“Ireland could become a core Eurozone Member within 10 years”
Brian Hayes MEP remarks to The Irish Times PwC Tax Summit, Wednesday 20th September 2017
“One year after the Brexit bombshell, Europe has finally managed to get back in gear. It has been a long time coming. The sluggish Eurozone is now powering ahead and looking more positive and growing faster than either the US or UK. Five million new jobs have been created across the EU in the last three years. From the Eurozone debt crisis eight years ago to the need for new investment and banking union, the EU has finally turned the corner and is moving beyond Brexit.
“In July, the latest information about attitudes towards the EU from the Eurobarometer, provided for some interesting reading. Not since autumn 2004 has support for the euro been as high – 73%. And, of the 28 Member States, Irish views on the EU are now the most positive. It is clear that in an uncertain world, Ireland’s EU membership is recognised by ordinary people as an anchor and something positive.
“Brexit, instead of killing off the EU, has given it a new breath of life. Suddenly the EU is not looking as sick as it did.

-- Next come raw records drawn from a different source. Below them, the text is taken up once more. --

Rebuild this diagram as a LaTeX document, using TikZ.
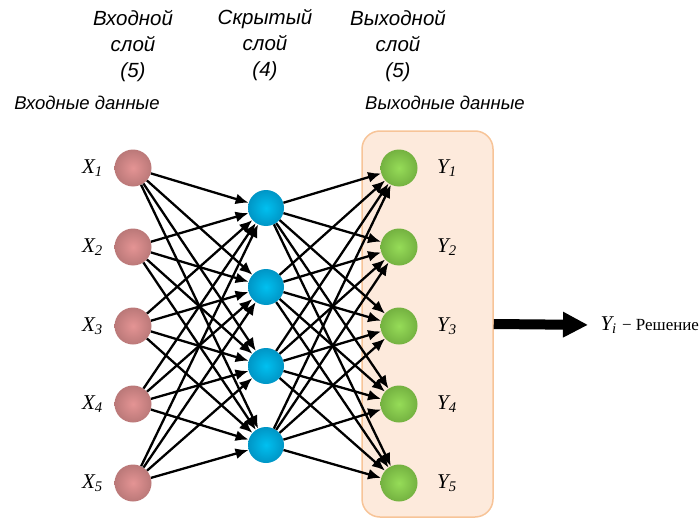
\documentclass[tikz,border=0pt]{standalone}
\usepackage{fontspec}
\setmainfont{Liberation Serif}
\setsansfont{Liberation Sans}
\usetikzlibrary{arrows.meta,positioning}

\definecolor{inpIn}{RGB}{228,148,148}
\definecolor{inpOut}{RGB}{150,96,96}
\definecolor{hidIn}{RGB}{0,192,240}
\definecolor{hidOut}{RGB}{0,112,160}
\definecolor{outIn}{RGB}{150,220,88}
\definecolor{outOut}{RGB}{86,140,44}
\definecolor{boxFill}{RGB}{253,234,220}
\definecolor{boxLine}{RGB}{247,196,152}

\pgfdeclareradialshading{inball}{\pgfpoint{0bp}{0bp}}{color(0bp)=(inpIn); color(47bp)=(inpOut); color(50bp)=(inpOut)}
\pgfdeclareradialshading{hidball}{\pgfpoint{0bp}{0bp}}{color(0bp)=(hidIn); color(47bp)=(hidOut); color(50bp)=(hidOut)}
\pgfdeclareradialshading{outball}{\pgfpoint{0bp}{0bp}}{color(0bp)=(outIn); color(47bp)=(outOut); color(50bp)=(outOut)}

\tikzset{
  neuron/.style={circle, minimum size=37pt, inner sep=0pt},
  innode/.style={neuron, shading=inball},
  hidnode/.style={neuron, minimum size=36pt, shading=hidball},
  outnode/.style={neuron, shading=outball},
  link/.style={line width=2.3pt, -{Latex[length=13pt,width=11pt]}},
  layertitle/.style={font=\sffamily\itshape\fontsize{20.5}{26}\selectfont, align=center},
  datatitle/.style={font=\sffamily\itshape\fontsize{18.5}{20}\selectfont},
  varlab/.style={font=\itshape\fontsize{21}{24}\selectfont},
}

\begin{document}
\begin{tikzpicture}[x=1pt, y=-1pt]
  \useasboundingbox (0,0) rectangle (699,519);

  % output block
  \node[draw=boxLine, fill=boxFill, line width=1.5pt, rounded corners=18pt,
        minimum width=131pt, minimum height=386pt] (box) at (427.5,324) {};

  % titles
  \node[layertitle] at (133,46) {Входной\\слой\\(5)};
  \node[layertitle] at (265,45) {Скрытый\\слой\\(4)};
  \node[layertitle] at (398,46) {Выходной\\слой\\(5)};
  \node[datatitle] at (87,103) {Входные данные};
  \node[datatitle] at (445,103) {Выходные данные};

  % input layer
  \node[innode] (x1) at (133,168) {};
  \node[innode] (x2) at (133,247) {};
  \node[innode] (x3) at (133,326) {};
  \node[innode] (x4) at (133,404) {};
  \node[innode] (x5) at (133,483) {};

  % hidden layer
  \node[hidnode] (h1) at (266,208) {};
  \node[hidnode] (h2) at (266,287) {};
  \node[hidnode] (h3) at (266,366) {};
  \node[hidnode] (h4) at (266,445) {};

  % output layer
  \node[outnode] (y1) at (399,168) {};
  \node[outnode] (y2) at (399,247) {};
  \node[outnode] (y3) at (399,326) {};
  \node[outnode] (y4) at (399,404) {};
  \node[outnode] (y5) at (399,483) {};

  \foreach \i in {1,...,5}{
    \node[varlab, left=8pt of x\i] {X\textsubscript{\i}};
    \node[varlab, right=16pt of y\i] {Y\textsubscript{\i}};
  }

  \foreach \i in {1,...,5}
    \foreach \j in {1,...,4}{
      \draw[link] (x\i) -- (h\j);
      \draw[link] (h\j) -- (y\i);
    }

  % decision
  \node[varlab, anchor=west] (res) at (597,325) {Y\textsubscript{i} {\upshape\fontsize{17}{20}\selectfont − Решение}};
  \draw[line width=10pt, -{Triangle[length=25pt,width=24pt]}, shorten >=9pt] (box.east) -- (res.west);
\end{tikzpicture}
\end{document}
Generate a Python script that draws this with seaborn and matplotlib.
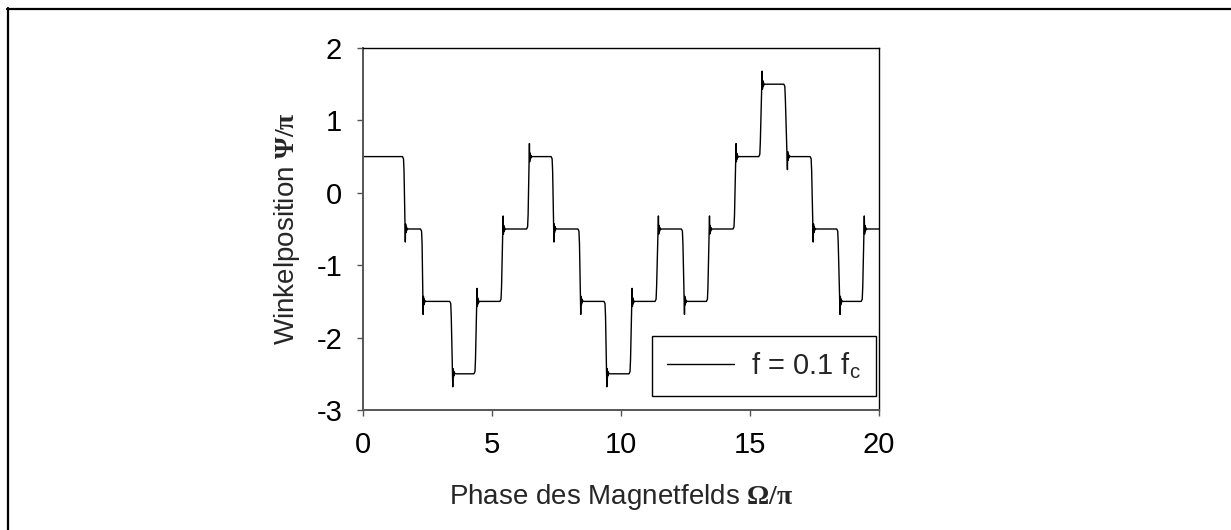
import numpy as np
import pandas as pd
import matplotlib
matplotlib.use("Agg")
import matplotlib.pyplot as plt
from matplotlib.lines import Line2D
import seaborn as sns

# ---- data ----
levels = [0.5, -0.5, -1.5, -2.5, -1.5, -0.5, 0.5, -0.5, -1.5, -2.5,
          -1.5, -0.5, -1.5, -0.5, 0.5, 1.5, 0.5, -0.5, -1.5, -0.5]
switch_start = [1.57, 2.27, 3.40, 4.34, 5.35, 6.38, 7.33, 8.37, 9.38, 10.35,
                11.36, 12.38, 13.35, 14.38, 15.38, 16.35, 17.37, 18.40, 19.35]
switch_end = [1.64, 2.33, 3.48, 4.42, 5.43, 6.45, 7.40, 8.44, 9.45, 10.43,
              11.45, 12.46, 13.43, 14.46, 15.47, 16.45, 17.45, 18.49, 19.43]
# ringing after each flip: offsets in phase and amplitude (relative to new level)
ring_dt = [0.0, 0.012, 0.025, 0.04, 0.055, 0.07, 0.12]
ring_amp = [0.18, -0.07, 0.05, -0.035, 0.02, -0.01, 0.0]
x_start, x_stop = 0.0, 20.0
x_ticks = [0, 5, 10, 15, 20]
y_ticks = [-3, -2, -1, 0, 1, 2]
legend_label = "f = 0.1 f$_\\mathrm{c}$"

# ---- build the trace vertices from the data ----
xs = [x_start]
ys = [levels[0]]
for i, (t0, t1) in enumerate(zip(switch_start, switch_end)):
    old, new = levels[i], levels[i + 1]
    d = 1.0 if new > old else -1.0
    xs += [t0 - 0.04, t0, t0 + 0.02]
    ys += [old, old + 0.03 * d, old + 0.2 * d]
    for dt, a in zip(ring_dt, ring_amp):
        xs.append(t1 + dt)
        ys.append(new + a * d)
xs.append(x_stop)
ys.append(levels[-1])
df = pd.DataFrame({"phase": xs, "psi": ys})

# ---- style ----
sns.set_style("ticks")
plt.rcParams["font.family"] = ["Liberation Sans", "DejaVu Sans"]
plt.rcParams["mathtext.fontset"] = "custom"
plt.rcParams["mathtext.rm"] = "Liberation Sans"
plt.rcParams["mathtext.it"] = "Liberation Sans:italic"
plt.rcParams["mathtext.bf"] = "Liberation Serif:bold"

fig = plt.figure(figsize=(12.31, 5.30), dpi=100)
ax = fig.add_axes([363 / 1231, 1 - 410 / 530, (879 - 363) / 1231, (410 - 48) / 530])

sns.lineplot(data=df, x="phase", y="psi", sort=False, estimator=None,
             color="black", linewidth=1.0, label=legend_label, ax=ax)

ax.set_xlim(0, 20)
ax.set_ylim(-3, 2)
ax.set_xticks(x_ticks)
ax.set_yticks(y_ticks)
ax.set_xticklabels([str(t) for t in x_ticks])
ax.set_yticklabels([str(t) for t in y_ticks])
ax.tick_params(axis="both", direction="out", length=4, width=1.0,
               color="#555555", labelsize=21, labelcolor="black")
ax.tick_params(axis="x", pad=11)
ax.tick_params(axis="y", pad=11)

for s in ["left", "bottom"]:
    ax.spines[s].set_color("#555555")
    ax.spines[s].set_linewidth(1.4)
for s in ["top", "right"]:
    ax.spines[s].set_visible(True)
    ax.spines[s].set_color("black")
    ax.spines[s].set_linewidth(1.0)

ax.set_xlabel("Phase des Magnetfelds $\\mathbf{\\Omega/\\pi}$", fontsize=20)
ax.set_ylabel("Winkelposition $\\mathbf{\\Psi/\\pi}$", fontsize=20)
ax.xaxis.set_label_coords(0.5, -0.2)
ax.yaxis.set_label_coords(-0.118, 0.5)

leg = ax.legend(loc="lower right", bbox_to_anchor=(0.994, 0.039),
                borderaxespad=0, frameon=True, fancybox=False,
                edgecolor="black", framealpha=1, fontsize=21,
                handlelength=2.3, handletextpad=0.6, borderpad=0.5)
leg.get_frame().set_linewidth(1.0)
for line in leg.get_lines():
    line.set_linewidth(1.0)

# outer frame lines (top and left only)
fig.add_artist(Line2D([7 / 1231, 1.0], [1 - 9 / 530, 1 - 9 / 530],
                      transform=fig.transFigure, color="black", linewidth=1.6))
fig.add_artist(Line2D([8 / 1231, 8 / 1231], [1 - 8 / 530, 0.0],
                      transform=fig.transFigure, color="black", linewidth=1.6))

fig.savefig("out.png", dpi=100)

“Politically we need to take the EU and its politics much more seriously. We are no longer net beneficiaries; we now contribute more than we receive. Just as we obtained over €57 billion in funds since joining the EU to develop economically, it is right that we contribute to other poorer Member States. We are one of the oldest EU Member States. We need to build new partnerships from the Baltics to the Benelux countries. We need to review our contribution to EU security while having a debate about our traditional policy on neutrality.
“At last we are beginning to see the emergence of a stronger more pro-European leadership. Angela Merkel is the standout leader amongst the big Member States right now. Alongside Macron the two leaders represent a strong team. While they may have views on the future direction of the EU, so do we and we must be clear in articulating those views especially on tax sovereignty and the position of smaller Member States.
“Being part of the Eurozone core is something we should strive for. That means getting our debt down well below 60% of GDP – I think we should aim for 40% within the next 10 years. Yes our debt levels are very high. Over the next three years the NTMA have correctly reminded us that we have to repay or restructure over €50 billion of debt. But a decade of sustained growth, averaging out at 3%, would make a great difference in reducing the actual debt and the cost of servicing debt.
“Making Ireland part of the Eurozone core would really help to position the country for future investment opportunities. EU countries within the Eurozone who are part of the core have no difficulty in attracting investment because they are regarded as safe economies. They are the countries that drive Eurozone policy making. Being perceived as a country with a sustainable level of debt and a strong public finance position makes Ireland even more attractive for inward investment. And also a country that can deal with shocks.
“In the future, being part of the Eurozone’s core means being open to a relentless benchmarking exercise; comparing ourselves against what other similar sized EU countries are doing. They can also learn from us. How have Estonia got their digital platforms so right when it comes to accessing public services? What can the German model of traineeships teach us about options for post leaving cert students? Can we learn from the reforms of pension policy that the Netherlands introduced ten years ago?
“Being part of the core within 10 years would bring enormous advantages of economic convergence to Ireland. While we do not determine interest rate policy anymore – that is set in Frankfurt by the ECB – we can internally devalue in other areas such as wages price inflation, output or educational attainment, as a means of becoming more competitive. That’s the essence of a currency union. Competitive advantage is gained by becoming better than others, especially those that are similar in size or similar in economic make up. Also the core of the Eurozone provides the best possible advantages for our exporting future. The winning of new markets being so crucial in the post-Brexit environment.
“But the key priority right now, as Paschal Donohoe has highlighted, must be about getting to a balanced budget next year. What many commentators do not fully appreciate is that under the Fiscal rules, we will have reached our Medium Term Objective and then all the talk about the restrictiveness on fiscal space will fade away. By getting to a balanced budget you then have the flexibility under the existing rules. Until we reach a balanced budget, the expenditure benchmark rule limits our spending levels.
“Our future lies in Europe – a future at the heart of the EU and future at the core of the Eurozone.”